During forward propagation, we copy $X$ and $W$ to GPU memory. As
described above, cuBLAS interprets these matrices as $X^T$ and $W^T$. Now,
instead of computing $Y = X.W^T$, we compute $Y^T = W.X^T$ on the
GPU. Since, the GPU has $X^T$ and $W^T$, the first matrix is read in a
transposed fashion and the second matrix as is, which results in a **TN**
GEMM kernel. Note that no explicit transpose is performed.

For the weight gradient, instead of computing $dW = dY^TX$, we compute
$dW^T = X^T.dY$ on the GPU. The GPU has $X^T$, and $dY^T$ is produced by
the previous layer. Therefore, the second matrix is read in a transposed
fashion which results in a **NT** GEMM kernel.

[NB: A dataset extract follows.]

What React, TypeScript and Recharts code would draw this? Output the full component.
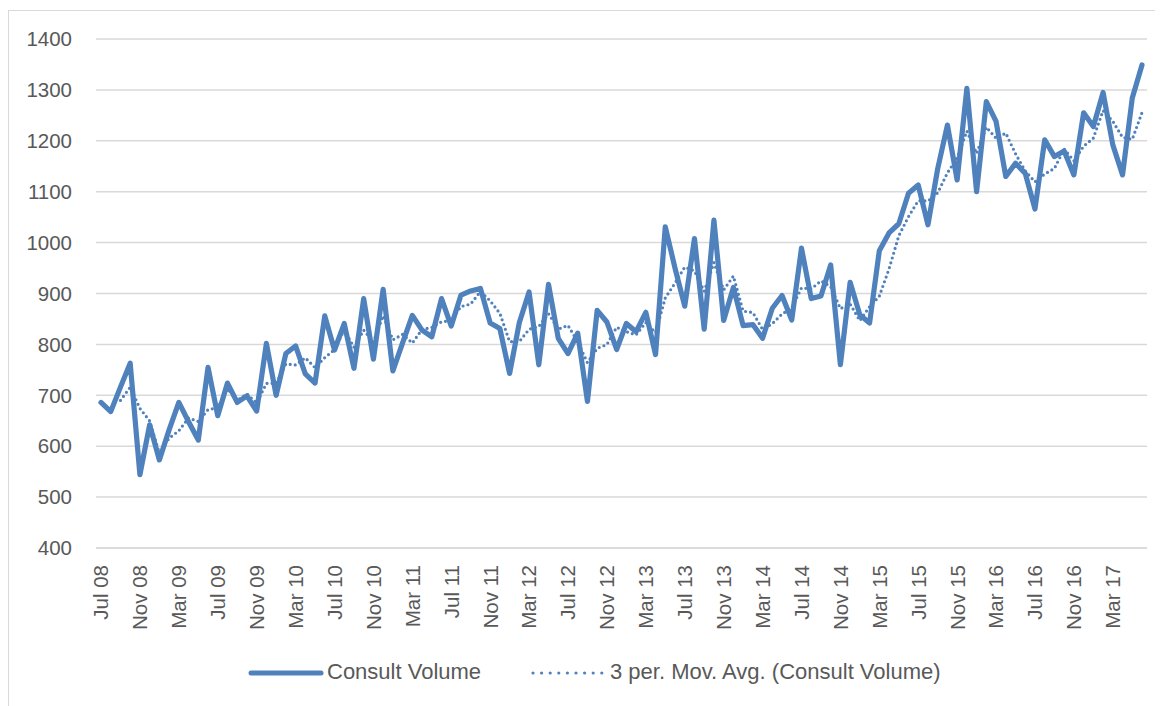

For the input gradient, instead of computing $dX = dY.W$, we compute
$dX^T = W^T.dY^T$ on the GPU. The GPU has $W^T$, and $dY^T$ is produced
by the previous layer. Therefore, both matrices are read in as is which
results in a **NN** GEMM kernel.

The matrices $Y^T$, $dX^T$ and $dW^T$, as seen by cuBLAS on the GPU can be copied to the CPU where they will be interpreted as $Y$, $dX$ and $dW$ by PyTorch as desired.